I was first introduced to Eckhart Tolle‘s teachings many years ago, while wandering through a bookstore on Michigan Ave. in Chicago. His book called to me, as books often do. Eckhart TolleStanding by itself on an empty display table across the crowded store was a lone copy of A New Earth. I had no idea who the author was, or what the book was about, but I was magnetically drawn to it. I said to my husband, “There’s something in this book I need to read.”

It didn’t take me long to figure out what it was. Eckhart Tolle’s message is simple in theory: All power resides in the present moment because it is the only moment that exists. The state of your consciousness determines your reality; simply put… Your inner determines the outer. There is a transformation happening in human consciousness and Tolle’s teachings support us in shifting from an ego-based state of consciousness toward an awakening of self-remembrance of our essence.

So now, I am at the Omega Institute in Rhinebeck, N.Y., and Tolle, best-selling author of The Power of Now and guest on Oprah’s Soul Series, is speaking to 600 people for four days about what it means to in the present moment.

“You are the universe, you aren’t in the universe,” he says quietly. His ingenious ability to communicate his own experience of a radical inner transformation as well as his teachings is both inspiring and insightful. He exudes a childlike delight while speaking about the shenanigans of the mind. There is light-heartedness in his manner, his humor evident while he explains: Our negative thoughts are harmful to our well-being, and can become like a living entity within us. He refers to them as “gremlins,” not the cute, fuzzy ones like Gizmo, but the scary gremlins after they get wet.
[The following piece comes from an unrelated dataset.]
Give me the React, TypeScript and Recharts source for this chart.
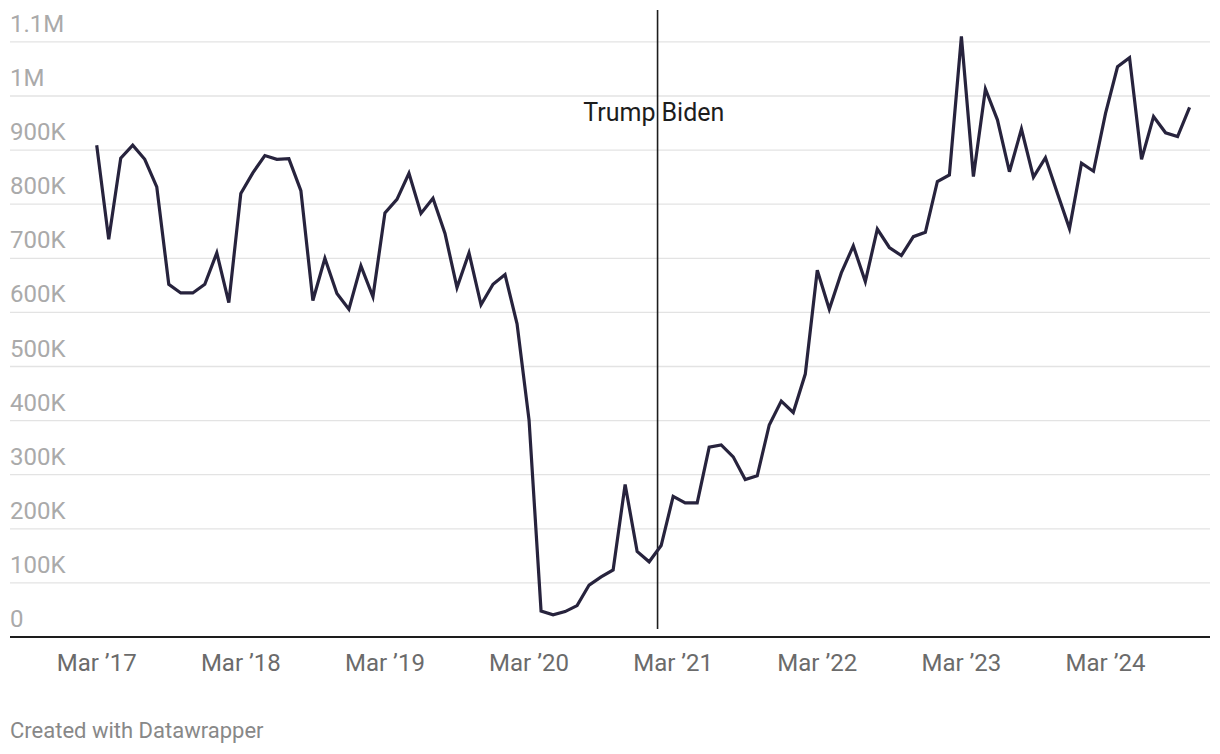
import React from 'react';
import {
  LineChart,
  Line,
  XAxis,
  YAxis,
  CartesianGrid,
  ReferenceLine,
} from 'recharts';

// monthly values, Mar 2017 .. Oct 2024
const VALUES = [
  909, 735, 885, 909, 883, 832, 652, 636, 636, 652, 710, 618,
  820, 858, 890, 883, 884, 825, 622, 700, 635, 606, 686, 629,
  784, 809, 857, 783, 811, 746, 646, 710, 614, 652, 670, 579,
  401, 48, 41, 47, 58, 96, 111, 124, 282, 158, 139, 169,
  260, 248, 248, 351, 355, 333, 291, 298, 392, 436, 415, 486,
  678, 606, 673, 723, 657, 754, 720, 705, 740, 748, 842, 854,
  1110, 851, 1013, 956, 860, 939, 850, 886, 820, 755, 876, 861,
  968, 1054, 1071, 883, 962, 932, 925, 979,
];

const X_TICKS = [0, 12, 24, 36, 48, 60, 72, 84];
const X_TICK_LABELS = ['Mar ’17', 'Mar ’18', 'Mar ’19', 'Mar ’20', 'Mar ’21', 'Mar ’22', 'Mar ’23', 'Mar ’24'];
const Y_TICKS = [0, 100000, 200000, 300000, 400000, 500000, 600000, 700000, 800000, 900000, 1000000, 1100000];
const Y_TICK_LABELS = ['0', '100K', '200K', '300K', '400K', '500K', '600K', '700K', '800K', '900K', '1M', '1.1M'];

// Jan 20, 2021 in months since Mar 2017
const INAUGURATION = 46.7;
const Y_MAX = 1159000;

const data = VALUES.map((v, i) => ({ i, value: v * 1000 }));

const FONT = 'Roboto, sans-serif';

const YTick = (props: any) => {
  const { y, payload } = props;
  const idx = Y_TICKS.indexOf(Number(payload.value));
  return (
    <text x={10} y={y - 10} fill="#aaaaaa" fontSize={24} fontFamily={FONT}>
      {Y_TICK_LABELS[idx]}
    </text>
  );
};

const XTick = (props: any) => {
  const { x, payload } = props;
  const idx = X_TICKS.indexOf(Number(payload.value));
  return (
    <text x={x} y={671} textAnchor="middle" fill="#6b6b6b" fontSize={24} fontFamily={FONT}>
      {X_TICK_LABELS[idx]}
    </text>
  );
};

const PresidentLabel = (props: any) => {
  const x = props.viewBox?.x ?? 0;
  return (
    <g fontFamily={FONT} fontSize={25} fill="#1d1d1d">
      <text x={x - 2} y={121} textAnchor="end">Trump</text>
      <text x={x + 4} y={121} textAnchor="start">Biden</text>
    </g>
  );
};

export default function App() {
  return (
    <div style={{ position: 'absolute', left: 0, top: 0, width: 1220, height: 754, background: '#fff' }}>
      <LineChart
        width={1220}
        height={754}
        data={data}
        margin={{ top: 10, right: 10, left: 9, bottom: 116 }}
      >
        <CartesianGrid
          horizontal
          vertical={false}
          horizontalValues={Y_TICKS}
          stroke="#e3e3e3"
          strokeWidth={1.3}
        />
        <XAxis
          type="number"
          dataKey="i"
          height={1}
          domain={[-7.22, 92.7]}
          ticks={X_TICKS}
          allowDataOverflow
          axisLine={false}
          tickLine={false}
          tick={<XTick />}
          interval={0}
        />
        <YAxis
          width={1}
          type="number"
          domain={[0, Y_MAX]}
          ticks={Y_TICKS}
          axisLine={false}
          tickLine={false}
          tick={<YTick />}
          interval={0}
        />
        <ReferenceLine y={0} stroke="#1d1d1d" strokeWidth={2.2} />
        <ReferenceLine
          segment={[
            { x: INAUGURATION, y: Y_MAX },
            { x: INAUGURATION, y: 14800 },
          ]}
          stroke="#1d1d1d"
          strokeWidth={1.6}
        />
        <ReferenceLine x={INAUGURATION} stroke="none" label={<PresidentLabel />} />
        <Line
          type="linear"
          dataKey="value"
          stroke="#27233d"
          strokeWidth={3.2}
          dot={false}
          isAnimationActive={false}
        />
      </LineChart>
      <svg width={1220} height={754} style={{ position: 'absolute', left: 0, top: 0, pointerEvents: 'none' }}>
        <text x={10} y={738} fill="#888888" fontSize={22} fontFamily={FONT}>
          Created with Datawrapper
        </text>
      </svg>
    </div>
  );
}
The gremlins — our negative self-talk — want to keep our attention focused on our so-called problems, to keep us in a state of continually trying to fix them or ourselves. One of my favorite Eckhart-isms is, “You are not a problem that needs solving.”

Be here now. Sounds easy, right? And yet, it is putting the theory into practice that presents the challenge. Our culture is wired to keep us on the horizontal dimension of the past and future. Tolle points out: So much of the time, we are projecting ourselves into the past or the future. We are either looking into the future for the promise of fulfillment, or dreading what may or may not happen. In the reverse we are peering over our shoulder at the past, either regretting what happened or longing for our glory days. Regardless of whether we are thinking about the past or the future, we are losing our power to a non-existent phantom. All power resides in the now.

He speaks about how the mind is always looking for what’s next, thereby reducing the present moment into a means to an end, with every moment serving the next moment. Our mind tells us something is wrong or missing in our lives, or we are not enough, this moment is not enough. As a result, these constant voices in our heads keep us running from this to that…on a search for an illusory sense of fulfillment and happiness. It’s the “I’ll be happy when…” syndrome. But, “when” never comes.

During a question-and answer-session, a man asks Tolle about attaining goals in relation to being in the present moment. His answer resonates throughout the audience. He says it’s fine to have goals but realize that you will not be any happier when you achieve your goal than you are in this moment. The circumstances of our lives are constantly changing, and if we depend on our external circumstances to give us inner peace, joy and love, we will be prisoners to the situations, people and things that come in and out of our lives. Trying to control our external world is both, exhausting and futile.

At the end of my four days I am filled with immense gratitude for the gift of being in the presence of Eckhart Tolle and in the energy of the participants here — and for that bright, white, “ah-ha” moment when I hear these words: “Accept each moment as if you had chosen it. Surrender to what is, instead of wishing it were different or fighting the moment.” I think about the times when I perceived a situation as unacceptable, and uselessly resisted the moment. I realize now, that’s how I create my own suffering, by refusing to accept what is.